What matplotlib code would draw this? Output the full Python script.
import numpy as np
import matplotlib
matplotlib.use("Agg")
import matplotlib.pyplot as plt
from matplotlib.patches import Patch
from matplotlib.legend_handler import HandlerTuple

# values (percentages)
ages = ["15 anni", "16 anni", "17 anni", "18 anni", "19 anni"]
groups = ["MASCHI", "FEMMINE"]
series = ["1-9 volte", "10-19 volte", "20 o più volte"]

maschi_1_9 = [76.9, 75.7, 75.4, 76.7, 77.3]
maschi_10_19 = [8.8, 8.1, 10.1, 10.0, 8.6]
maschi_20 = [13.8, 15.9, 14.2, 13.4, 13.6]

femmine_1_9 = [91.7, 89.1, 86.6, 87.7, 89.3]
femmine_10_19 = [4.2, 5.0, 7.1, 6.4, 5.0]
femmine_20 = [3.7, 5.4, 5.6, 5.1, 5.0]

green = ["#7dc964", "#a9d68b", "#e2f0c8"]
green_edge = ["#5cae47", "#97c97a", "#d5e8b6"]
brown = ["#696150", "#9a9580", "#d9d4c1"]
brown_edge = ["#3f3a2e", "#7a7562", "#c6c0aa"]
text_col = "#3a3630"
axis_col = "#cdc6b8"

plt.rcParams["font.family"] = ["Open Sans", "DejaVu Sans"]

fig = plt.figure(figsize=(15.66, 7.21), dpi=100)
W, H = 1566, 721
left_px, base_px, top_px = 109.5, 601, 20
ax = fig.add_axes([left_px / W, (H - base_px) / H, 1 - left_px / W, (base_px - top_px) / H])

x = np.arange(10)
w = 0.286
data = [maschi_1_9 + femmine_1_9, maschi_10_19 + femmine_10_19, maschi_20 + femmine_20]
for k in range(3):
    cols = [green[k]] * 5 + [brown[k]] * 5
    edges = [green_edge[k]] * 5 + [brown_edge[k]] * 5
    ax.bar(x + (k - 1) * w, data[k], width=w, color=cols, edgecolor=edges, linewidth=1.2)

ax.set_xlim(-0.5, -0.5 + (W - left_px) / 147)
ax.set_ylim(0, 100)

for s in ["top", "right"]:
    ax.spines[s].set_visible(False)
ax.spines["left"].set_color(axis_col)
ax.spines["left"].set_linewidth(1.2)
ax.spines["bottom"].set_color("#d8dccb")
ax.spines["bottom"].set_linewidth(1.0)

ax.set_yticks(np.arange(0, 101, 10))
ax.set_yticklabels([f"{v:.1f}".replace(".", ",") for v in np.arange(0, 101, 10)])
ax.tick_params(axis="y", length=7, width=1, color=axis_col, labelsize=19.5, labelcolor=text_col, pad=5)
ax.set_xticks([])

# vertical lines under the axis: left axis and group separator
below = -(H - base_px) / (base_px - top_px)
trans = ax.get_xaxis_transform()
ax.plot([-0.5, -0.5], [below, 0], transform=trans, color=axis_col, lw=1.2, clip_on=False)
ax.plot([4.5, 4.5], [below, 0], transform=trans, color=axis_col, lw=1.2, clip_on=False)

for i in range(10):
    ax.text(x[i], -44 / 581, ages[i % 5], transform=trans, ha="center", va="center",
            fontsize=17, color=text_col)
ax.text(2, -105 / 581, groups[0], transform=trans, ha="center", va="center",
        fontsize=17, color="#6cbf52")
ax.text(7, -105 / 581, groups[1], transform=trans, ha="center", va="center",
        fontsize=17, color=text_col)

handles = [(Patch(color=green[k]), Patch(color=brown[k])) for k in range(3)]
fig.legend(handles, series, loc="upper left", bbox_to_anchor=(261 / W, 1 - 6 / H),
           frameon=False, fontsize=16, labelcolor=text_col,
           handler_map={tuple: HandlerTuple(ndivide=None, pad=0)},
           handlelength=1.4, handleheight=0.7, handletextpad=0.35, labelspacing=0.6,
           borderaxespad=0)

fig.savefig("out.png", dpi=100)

==

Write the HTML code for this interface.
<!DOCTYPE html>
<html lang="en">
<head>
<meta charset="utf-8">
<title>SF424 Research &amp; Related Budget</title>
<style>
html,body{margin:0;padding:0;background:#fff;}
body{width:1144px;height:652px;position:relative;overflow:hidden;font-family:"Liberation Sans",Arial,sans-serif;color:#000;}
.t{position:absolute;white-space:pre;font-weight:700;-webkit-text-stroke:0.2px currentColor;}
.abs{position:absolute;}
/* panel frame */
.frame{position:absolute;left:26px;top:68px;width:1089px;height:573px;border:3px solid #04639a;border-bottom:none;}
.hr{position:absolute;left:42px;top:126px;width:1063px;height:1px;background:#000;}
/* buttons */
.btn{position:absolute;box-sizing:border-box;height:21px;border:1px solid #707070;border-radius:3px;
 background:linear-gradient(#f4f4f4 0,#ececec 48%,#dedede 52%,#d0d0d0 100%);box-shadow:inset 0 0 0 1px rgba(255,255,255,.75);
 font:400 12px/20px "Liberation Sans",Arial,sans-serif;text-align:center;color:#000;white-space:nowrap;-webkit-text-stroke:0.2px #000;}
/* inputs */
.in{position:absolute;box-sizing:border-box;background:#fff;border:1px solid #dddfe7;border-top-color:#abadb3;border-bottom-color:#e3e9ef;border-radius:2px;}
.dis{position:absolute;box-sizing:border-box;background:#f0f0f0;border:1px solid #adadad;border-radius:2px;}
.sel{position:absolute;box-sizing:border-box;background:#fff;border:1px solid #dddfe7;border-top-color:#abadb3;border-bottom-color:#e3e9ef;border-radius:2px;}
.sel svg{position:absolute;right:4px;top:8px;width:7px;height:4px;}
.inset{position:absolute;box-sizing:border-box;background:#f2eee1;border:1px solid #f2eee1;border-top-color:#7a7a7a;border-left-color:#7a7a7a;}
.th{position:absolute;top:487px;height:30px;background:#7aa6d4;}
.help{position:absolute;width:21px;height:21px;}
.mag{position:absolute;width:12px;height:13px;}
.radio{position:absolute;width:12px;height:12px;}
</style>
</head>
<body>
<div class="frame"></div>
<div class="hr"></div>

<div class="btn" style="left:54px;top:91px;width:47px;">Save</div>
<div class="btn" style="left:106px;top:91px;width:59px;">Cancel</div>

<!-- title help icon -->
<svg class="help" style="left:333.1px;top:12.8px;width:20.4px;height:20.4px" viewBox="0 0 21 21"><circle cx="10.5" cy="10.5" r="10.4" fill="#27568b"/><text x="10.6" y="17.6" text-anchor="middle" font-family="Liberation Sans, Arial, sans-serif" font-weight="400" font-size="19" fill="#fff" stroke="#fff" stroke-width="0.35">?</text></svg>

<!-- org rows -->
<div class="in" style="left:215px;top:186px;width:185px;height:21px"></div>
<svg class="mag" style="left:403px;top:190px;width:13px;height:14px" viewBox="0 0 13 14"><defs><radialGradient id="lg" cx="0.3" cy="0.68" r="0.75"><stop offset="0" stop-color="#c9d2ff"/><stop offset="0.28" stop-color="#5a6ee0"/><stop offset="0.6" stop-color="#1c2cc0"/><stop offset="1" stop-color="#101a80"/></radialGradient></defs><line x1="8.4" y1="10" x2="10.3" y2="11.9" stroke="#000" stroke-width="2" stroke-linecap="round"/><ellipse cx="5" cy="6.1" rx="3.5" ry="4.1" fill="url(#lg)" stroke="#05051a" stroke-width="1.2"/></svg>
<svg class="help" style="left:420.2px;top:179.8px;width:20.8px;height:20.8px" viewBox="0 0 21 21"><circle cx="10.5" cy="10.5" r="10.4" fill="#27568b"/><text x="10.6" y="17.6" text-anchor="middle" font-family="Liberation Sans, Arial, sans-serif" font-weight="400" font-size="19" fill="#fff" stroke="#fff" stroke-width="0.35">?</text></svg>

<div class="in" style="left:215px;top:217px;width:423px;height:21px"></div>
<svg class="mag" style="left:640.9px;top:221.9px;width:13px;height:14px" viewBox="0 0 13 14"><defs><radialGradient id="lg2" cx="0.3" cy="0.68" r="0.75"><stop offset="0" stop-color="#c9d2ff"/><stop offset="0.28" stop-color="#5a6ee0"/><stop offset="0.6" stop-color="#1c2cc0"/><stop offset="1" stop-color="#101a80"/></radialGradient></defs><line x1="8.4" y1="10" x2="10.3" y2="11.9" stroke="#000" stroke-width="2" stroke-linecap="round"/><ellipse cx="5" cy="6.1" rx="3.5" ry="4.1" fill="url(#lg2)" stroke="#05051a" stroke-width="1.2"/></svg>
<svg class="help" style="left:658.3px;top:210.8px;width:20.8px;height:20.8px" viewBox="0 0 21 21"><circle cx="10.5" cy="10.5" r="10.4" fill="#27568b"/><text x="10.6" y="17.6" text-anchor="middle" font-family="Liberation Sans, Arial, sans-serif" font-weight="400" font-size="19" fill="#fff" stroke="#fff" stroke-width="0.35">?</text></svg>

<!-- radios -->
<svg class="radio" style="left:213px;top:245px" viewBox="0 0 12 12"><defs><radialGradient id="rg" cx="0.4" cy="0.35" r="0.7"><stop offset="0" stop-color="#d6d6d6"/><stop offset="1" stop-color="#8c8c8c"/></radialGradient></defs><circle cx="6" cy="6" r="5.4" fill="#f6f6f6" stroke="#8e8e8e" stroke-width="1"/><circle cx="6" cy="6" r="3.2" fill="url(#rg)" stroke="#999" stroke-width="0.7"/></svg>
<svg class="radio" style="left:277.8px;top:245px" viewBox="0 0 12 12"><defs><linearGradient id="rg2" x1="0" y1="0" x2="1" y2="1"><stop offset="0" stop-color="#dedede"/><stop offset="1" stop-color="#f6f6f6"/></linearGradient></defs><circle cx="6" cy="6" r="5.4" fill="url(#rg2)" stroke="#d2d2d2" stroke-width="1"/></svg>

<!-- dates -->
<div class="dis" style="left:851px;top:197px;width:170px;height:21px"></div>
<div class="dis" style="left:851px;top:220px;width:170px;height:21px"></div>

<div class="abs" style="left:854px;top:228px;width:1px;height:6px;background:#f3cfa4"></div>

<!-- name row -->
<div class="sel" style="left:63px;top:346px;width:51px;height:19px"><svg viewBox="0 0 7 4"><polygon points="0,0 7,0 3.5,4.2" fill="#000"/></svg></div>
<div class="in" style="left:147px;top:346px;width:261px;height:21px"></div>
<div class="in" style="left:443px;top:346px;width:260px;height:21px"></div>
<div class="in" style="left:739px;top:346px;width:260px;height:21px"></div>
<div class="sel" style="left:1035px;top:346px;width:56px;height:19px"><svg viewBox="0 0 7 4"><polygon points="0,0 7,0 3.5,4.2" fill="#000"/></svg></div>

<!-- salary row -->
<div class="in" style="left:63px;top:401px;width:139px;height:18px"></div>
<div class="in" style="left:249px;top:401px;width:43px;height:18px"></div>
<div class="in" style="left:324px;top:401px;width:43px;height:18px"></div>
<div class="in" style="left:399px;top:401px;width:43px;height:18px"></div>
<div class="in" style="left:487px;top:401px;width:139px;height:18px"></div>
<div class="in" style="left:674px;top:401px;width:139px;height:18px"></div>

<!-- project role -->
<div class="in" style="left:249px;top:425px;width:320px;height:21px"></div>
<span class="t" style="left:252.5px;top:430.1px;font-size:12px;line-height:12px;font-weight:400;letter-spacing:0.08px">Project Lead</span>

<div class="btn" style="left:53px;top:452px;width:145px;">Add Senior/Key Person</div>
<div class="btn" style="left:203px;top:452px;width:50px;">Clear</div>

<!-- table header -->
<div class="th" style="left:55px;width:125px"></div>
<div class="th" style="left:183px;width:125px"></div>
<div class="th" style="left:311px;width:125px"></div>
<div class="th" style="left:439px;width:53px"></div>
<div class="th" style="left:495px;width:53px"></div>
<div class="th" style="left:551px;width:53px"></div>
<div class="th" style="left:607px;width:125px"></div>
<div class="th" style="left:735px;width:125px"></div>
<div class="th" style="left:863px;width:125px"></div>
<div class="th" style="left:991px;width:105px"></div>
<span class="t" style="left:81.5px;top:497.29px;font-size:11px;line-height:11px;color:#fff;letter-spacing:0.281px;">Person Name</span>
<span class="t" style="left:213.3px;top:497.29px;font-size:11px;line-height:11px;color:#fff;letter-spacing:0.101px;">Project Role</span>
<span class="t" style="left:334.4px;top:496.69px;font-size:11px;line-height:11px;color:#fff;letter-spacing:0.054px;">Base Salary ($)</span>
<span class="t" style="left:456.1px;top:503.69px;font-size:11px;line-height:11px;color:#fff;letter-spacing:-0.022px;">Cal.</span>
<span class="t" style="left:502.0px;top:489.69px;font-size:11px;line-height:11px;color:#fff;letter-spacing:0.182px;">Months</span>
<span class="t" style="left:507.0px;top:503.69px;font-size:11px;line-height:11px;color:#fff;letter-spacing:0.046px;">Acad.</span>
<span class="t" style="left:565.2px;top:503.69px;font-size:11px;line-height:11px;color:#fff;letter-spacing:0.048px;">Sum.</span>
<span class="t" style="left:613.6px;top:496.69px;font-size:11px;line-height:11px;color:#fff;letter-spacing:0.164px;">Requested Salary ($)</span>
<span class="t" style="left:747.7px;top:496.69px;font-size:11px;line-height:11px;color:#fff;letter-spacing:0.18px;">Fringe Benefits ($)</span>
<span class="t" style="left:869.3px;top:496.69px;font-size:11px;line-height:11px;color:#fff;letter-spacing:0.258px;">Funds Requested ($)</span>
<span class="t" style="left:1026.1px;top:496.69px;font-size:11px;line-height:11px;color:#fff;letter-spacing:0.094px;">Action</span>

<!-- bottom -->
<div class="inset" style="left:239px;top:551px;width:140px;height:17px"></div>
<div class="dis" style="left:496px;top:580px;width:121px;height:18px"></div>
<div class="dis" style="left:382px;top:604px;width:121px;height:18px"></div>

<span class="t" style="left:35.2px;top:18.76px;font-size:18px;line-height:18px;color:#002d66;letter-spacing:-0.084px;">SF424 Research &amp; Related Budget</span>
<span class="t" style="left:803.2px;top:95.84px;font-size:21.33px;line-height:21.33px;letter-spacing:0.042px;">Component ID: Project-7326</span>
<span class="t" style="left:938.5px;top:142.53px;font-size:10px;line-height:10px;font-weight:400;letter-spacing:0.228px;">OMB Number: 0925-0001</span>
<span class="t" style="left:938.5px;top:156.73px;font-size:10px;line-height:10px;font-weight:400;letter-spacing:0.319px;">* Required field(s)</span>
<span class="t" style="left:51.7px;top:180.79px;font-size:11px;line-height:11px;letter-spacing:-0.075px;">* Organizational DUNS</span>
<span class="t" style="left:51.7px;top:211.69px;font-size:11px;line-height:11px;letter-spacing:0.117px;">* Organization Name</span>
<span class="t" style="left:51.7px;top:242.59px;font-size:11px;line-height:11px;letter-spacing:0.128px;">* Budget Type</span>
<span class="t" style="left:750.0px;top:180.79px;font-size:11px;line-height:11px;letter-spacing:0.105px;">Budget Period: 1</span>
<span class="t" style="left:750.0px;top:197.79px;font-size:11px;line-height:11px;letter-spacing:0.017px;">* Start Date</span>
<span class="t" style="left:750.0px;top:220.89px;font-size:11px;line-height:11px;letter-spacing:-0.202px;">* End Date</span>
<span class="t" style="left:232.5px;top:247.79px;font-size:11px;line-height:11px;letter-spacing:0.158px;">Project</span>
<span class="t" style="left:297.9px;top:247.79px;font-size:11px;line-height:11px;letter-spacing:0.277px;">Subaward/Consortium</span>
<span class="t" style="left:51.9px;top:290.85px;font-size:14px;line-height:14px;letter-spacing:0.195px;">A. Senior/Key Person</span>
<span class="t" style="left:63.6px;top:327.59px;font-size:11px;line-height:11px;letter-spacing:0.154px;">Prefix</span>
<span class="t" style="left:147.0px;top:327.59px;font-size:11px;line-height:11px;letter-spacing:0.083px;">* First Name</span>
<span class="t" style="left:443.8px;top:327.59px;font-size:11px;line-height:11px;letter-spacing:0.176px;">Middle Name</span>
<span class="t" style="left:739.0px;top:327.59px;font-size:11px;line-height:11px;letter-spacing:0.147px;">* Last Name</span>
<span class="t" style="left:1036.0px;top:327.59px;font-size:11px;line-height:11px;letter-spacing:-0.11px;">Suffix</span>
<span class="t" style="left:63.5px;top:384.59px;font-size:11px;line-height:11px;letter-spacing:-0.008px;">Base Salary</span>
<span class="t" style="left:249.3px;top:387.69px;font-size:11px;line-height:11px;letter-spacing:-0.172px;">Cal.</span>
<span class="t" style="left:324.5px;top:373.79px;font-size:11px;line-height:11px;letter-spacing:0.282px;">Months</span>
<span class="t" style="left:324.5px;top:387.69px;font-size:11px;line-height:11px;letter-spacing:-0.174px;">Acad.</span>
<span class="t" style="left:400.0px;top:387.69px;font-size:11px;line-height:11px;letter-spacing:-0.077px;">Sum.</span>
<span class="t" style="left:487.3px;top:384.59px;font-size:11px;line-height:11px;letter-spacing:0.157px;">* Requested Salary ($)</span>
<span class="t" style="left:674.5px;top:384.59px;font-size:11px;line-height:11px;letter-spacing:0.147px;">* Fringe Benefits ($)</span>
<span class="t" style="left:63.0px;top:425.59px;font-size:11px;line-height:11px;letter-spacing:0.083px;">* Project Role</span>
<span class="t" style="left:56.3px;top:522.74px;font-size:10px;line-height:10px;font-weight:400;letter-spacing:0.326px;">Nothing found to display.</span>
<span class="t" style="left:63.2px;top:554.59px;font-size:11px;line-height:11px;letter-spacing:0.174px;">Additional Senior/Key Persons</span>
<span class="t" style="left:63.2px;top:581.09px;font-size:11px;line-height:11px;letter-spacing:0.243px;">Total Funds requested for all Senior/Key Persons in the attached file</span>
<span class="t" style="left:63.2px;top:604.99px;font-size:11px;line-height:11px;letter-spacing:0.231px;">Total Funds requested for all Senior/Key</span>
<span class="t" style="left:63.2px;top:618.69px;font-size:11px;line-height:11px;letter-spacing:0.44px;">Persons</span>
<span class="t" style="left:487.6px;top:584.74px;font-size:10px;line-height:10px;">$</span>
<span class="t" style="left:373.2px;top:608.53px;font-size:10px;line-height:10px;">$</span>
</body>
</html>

- [Description of the task]:
Extract from the records above the lines from the one containing "What matplotlib code" to the one containing "ax = fig.add_axes([left_px", both lines included, exactly as they appear and with nothing else.

- [Correct response]:
What matplotlib code would draw this? Output the full Python script.
import numpy as np
import matplotlib
matplotlib.use("Agg")
import matplotlib.pyplot as plt
from matplotlib.patches import Patch
from matplotlib.legend_handler import HandlerTuple

# values (percentages)
ages = ["15 anni", "16 anni", "17 anni", "18 anni", "19 anni"]
groups = ["MASCHI", "FEMMINE"]
series = ["1-9 volte", "10-19 volte", "20 o più volte"]

maschi_1_9 = [76.9, 75.7, 75.4, 76.7, 77.3]
maschi_10_19 = [8.8, 8.1, 10.1, 10.0, 8.6]
maschi_20 = [13.8, 15.9, 14.2, 13.4, 13.6]

femmine_1_9 = [91.7, 89.1, 86.6, 87.7, 89.3]
femmine_10_19 = [4.2, 5.0, 7.1, 6.4, 5.0]
femmine_20 = [3.7, 5.4, 5.6, 5.1, 5.0]

green = ["#7dc964", "#a9d68b", "#e2f0c8"]
green_edge = ["#5cae47", "#97c97a", "#d5e8b6"]
brown = ["#696150", "#9a9580", "#d9d4c1"]
brown_edge = ["#3f3a2e", "#7a7562", "#c6c0aa"]
text_col = "#3a3630"
axis_col = "#cdc6b8"

plt.rcParams["font.family"] = ["Open Sans", "DejaVu Sans"]

fig = plt.figure(figsize=(15.66, 7.21), dpi=100)
W, H = 1566, 721
left_px, base_px, top_px = 109.5, 601, 20
ax = fig.add_axes([left_px / W, (H - base_px) / H, 1 - left_px / W, (base_px - top_px) / H])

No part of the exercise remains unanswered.